E questo si alza da ogni forma di particolarismo, per spaziare nel regno della fantasia, della musica e dell’arte, raggiungendo una fusione sublime, come per obbedire a leggi misteriose, atte a creare armonie perfette.
“Un dì a questo popolo di uomini beati
giunse, guidato da Atena,
il figlio di Danae dall’intrepido cuore:
uccise la Gorgone e la testa
irta di serpenti scoperse poi dinanzi agli isolani,
e in sassi li tramutò …”
(Ode Pitica VIII).
Benché egli fosse, per la sua immensa fama, ospitato da principi e re, quali Gerone da Siracusa, Terone di Agrigento, Arcesilao di Cirene e Alessandro di Macedonia, non si lasciò influenzare dalla loro squisita ospitalità, sentendosi investito di una missione quasi sacerdotale nel compiere il suo ufficio di cantore di gloria.
E non poteva essere sfiorato neanche da un minimo di cortigianeria, perché non si sentì mai inferiore ad alcuno, neanche sulla misura dei valori umani, primeggiando, in senso assoluto, in quella di poeta.
La sua poesia fu, spesso, salutata come misterioso presagio, ossia come messaggio avveniristico, tal che ancora avvolgente resta il fluire incandescente dei suoi versi.
Infatti, nel canto, Pindaro diveniva egli stesso preda di una commozione irrefrenabile, come un delirio onirico, ricco di misteriose e potenti visioni.
Per questo, forse, i suoi scritti sono quasi intraducibili nelle altre lingue, per quelle sfumature di elevatissimo effetto che li caratterizza e per quel flessuoso e rapido evolversi della forma poetica.
La vita, la morte, il pericolo, l’eroismo non assumono mai il significato strettamente realistico che questi termini hanno per noi; piuttosto essi sono, per Pindaro, orpelli per finalità effettivamente preziose, tali cioè che lascino dell’uomo nobilmente dotato impronte immarcescibili.
Come dal brevissimo stralcio dell’Ode Pitica X:
“… felice e degno del canto dei vati è quell’uomo che,
ottenuta vittoria per virtù di mani e di piedi,
i premi maggiori consegue per ardire e per forza
il sommo raggiunge dello splendore”.
Vediamo anche il giudizio critico di C. M. Bowra sull’arte di
Pindaro:
“Benché il linguaggio e lo stile di Pindaro siano straordinariamente ricchi e persino elaborati, non sono mai sovraccarichi.

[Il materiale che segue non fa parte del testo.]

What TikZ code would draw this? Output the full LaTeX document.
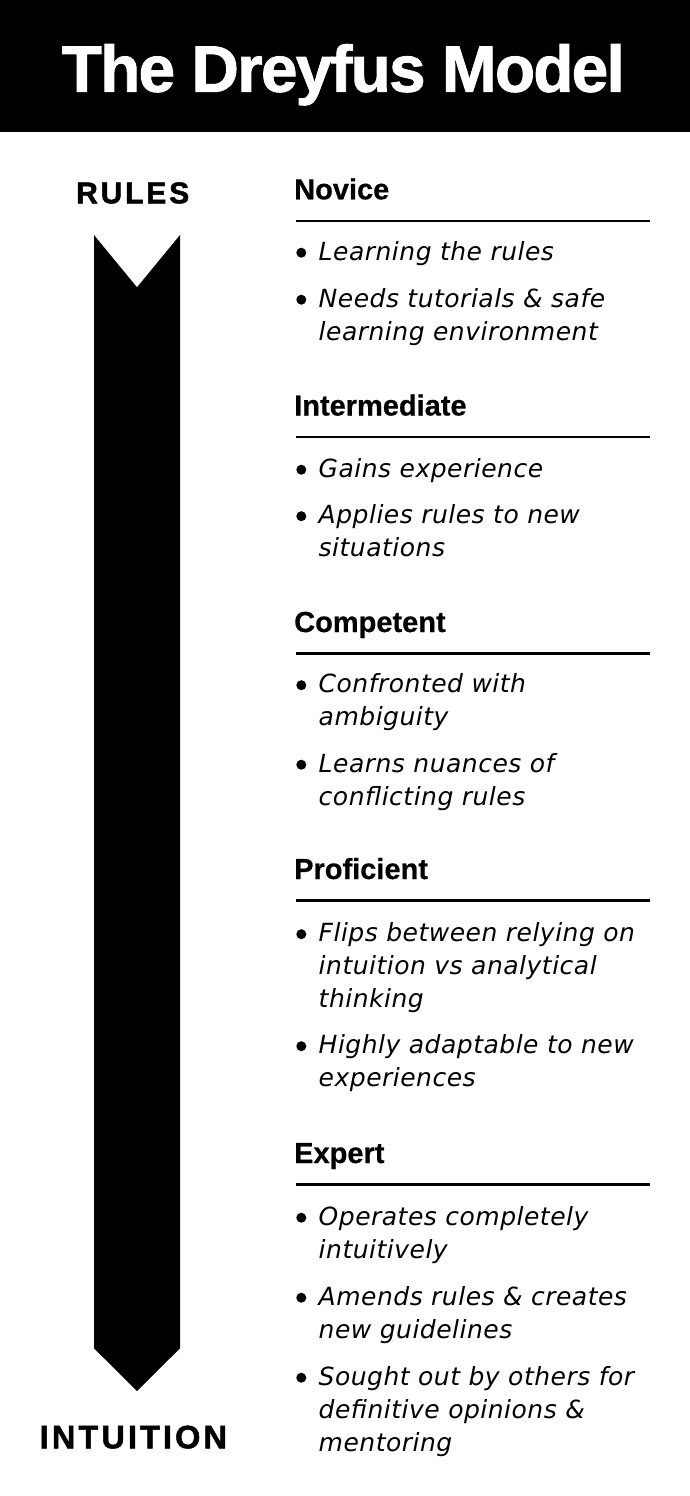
\documentclass[tikz,border=0pt]{standalone}
\usepackage{fontspec}
\newfontfamily\titlefont[LetterSpace=-2.6,FakeBold=1.4]{Liberation Sans}
\newfontfamily\headfont[FakeBold=0.6]{Liberation Sans}
\newfontfamily\capsfont[LetterSpace=9.5,FakeBold=1.6]{Liberation Sans}
\newfontfamily\itemfont[LetterSpace=2]{DejaVu Sans}

\tikzset{
  titletext/.style={anchor=base west, inner sep=0pt, text=white,
    font={\titlefont\bfseries\fontsize{65.6pt}{70pt}\selectfont}},
  endlabel/.style={anchor=base west, inner sep=0pt,
    font={\capsfont\bfseries\fontsize{#1}{#1}\selectfont}},
  stage/.style={anchor=base west, inner sep=0pt,
    font={\headfont\bfseries\fontsize{29pt}{33pt}\selectfont}},
  point/.style={anchor=base west, inner sep=0pt,
    font={\itemfont\itshape\fontsize{25pt}{33pt}\selectfont}},
  dot/.style={circle, fill=black, inner sep=0pt, minimum size=10pt},
  divider/.style={line width=2.4pt},
}

% one bullet point: #1 name, #2 first baseline, #3 text
\newcommand{\bulletpoint}[3]{%
  \node[dot] (#1-dot) at (301.3,#2-7.3) {};
  \node[point] (#1) at (318.5,#2) {\parbox[t]{340pt}{\raggedright #3}};
}
% one stage heading with its divider: #1 name, #2 baseline
\newcommand{\stagehead}[3]{%
  \node[stage] (#1) at (294,#2) {#3};
  \draw[divider] (295.7,#2+21.5) -- (650,#2+21.5);
}

\begin{document}
\begin{tikzpicture}[x=1pt,y=-1pt]
  \useasboundingbox (0,0) rectangle (690,1496);

  % header band
  \fill[black] (0,0) rectangle (690,132);
  \node[titletext] (title) at (61.6,91.7) {The Dreyfus Model};

  % progression arrow from rules to intuition
  \node[endlabel=30pt] (rules) at (76,203.3) {RULES};
  \fill[black] (94,235) -- (137,287.3) -- (180,235) -- (180,1348.3)
    -- (137,1391) -- (94,1348.3) -- cycle;
  \node[endlabel=32.5pt] (intuition) at (39.6,1448.3) {INTUITION};

  % Novice
  \stagehead{novice}{199.3}{Novice}
  \bulletpoint{nov1}{260}{Learning the rules}
  \bulletpoint{nov2}{307}{Needs tutorials \& safe\\learning environment}

  % Intermediate
  \stagehead{intermediate}{415.5}{Intermediate}
  \bulletpoint{int1}{477}{Gains experience}
  \bulletpoint{int2}{523.5}{Applies rules to new\\situations}

  % Competent
  \stagehead{competent}{632}{Competent}
  \bulletpoint{com1}{692.5}{Confronted with\\ambiguity}
  \bulletpoint{com2}{772}{Learns nuances of\\conflicting rules}

  % Proficient
  \stagehead{proficient}{879}{Proficient}
  \bulletpoint{pro1}{941.5}{Flips between relying on\\intuition vs analytical\\thinking}
  \bulletpoint{pro2}{1053.5}{Highly adaptable to new\\experiences}

  % Expert
  \stagehead{expert}{1163}{Expert}
  \bulletpoint{exp1}{1225}{Operates completely\\intuitively}
  \bulletpoint{exp2}{1305}{Amends rules \& creates\\new guidelines}
  \bulletpoint{exp3}{1385}{Sought out by others for\\definitive opinions \&\\mentoring}
\end{tikzpicture}
\end{document}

Mantengono la loro freschezza anche quando egli deve trattare con temi così noiosi come le liste delle vittorie, atletiche, davanti alle quali un poeta meno ricco d’inventiva si sarebbe tirato indietro.
La sua forza sta nella scelta delle parole, nella loro collocazione, e nella infallibile, variata melodia impressa al loro ritmo”.
(Da “Fortuna critica degli autori greci” – Le Monnier).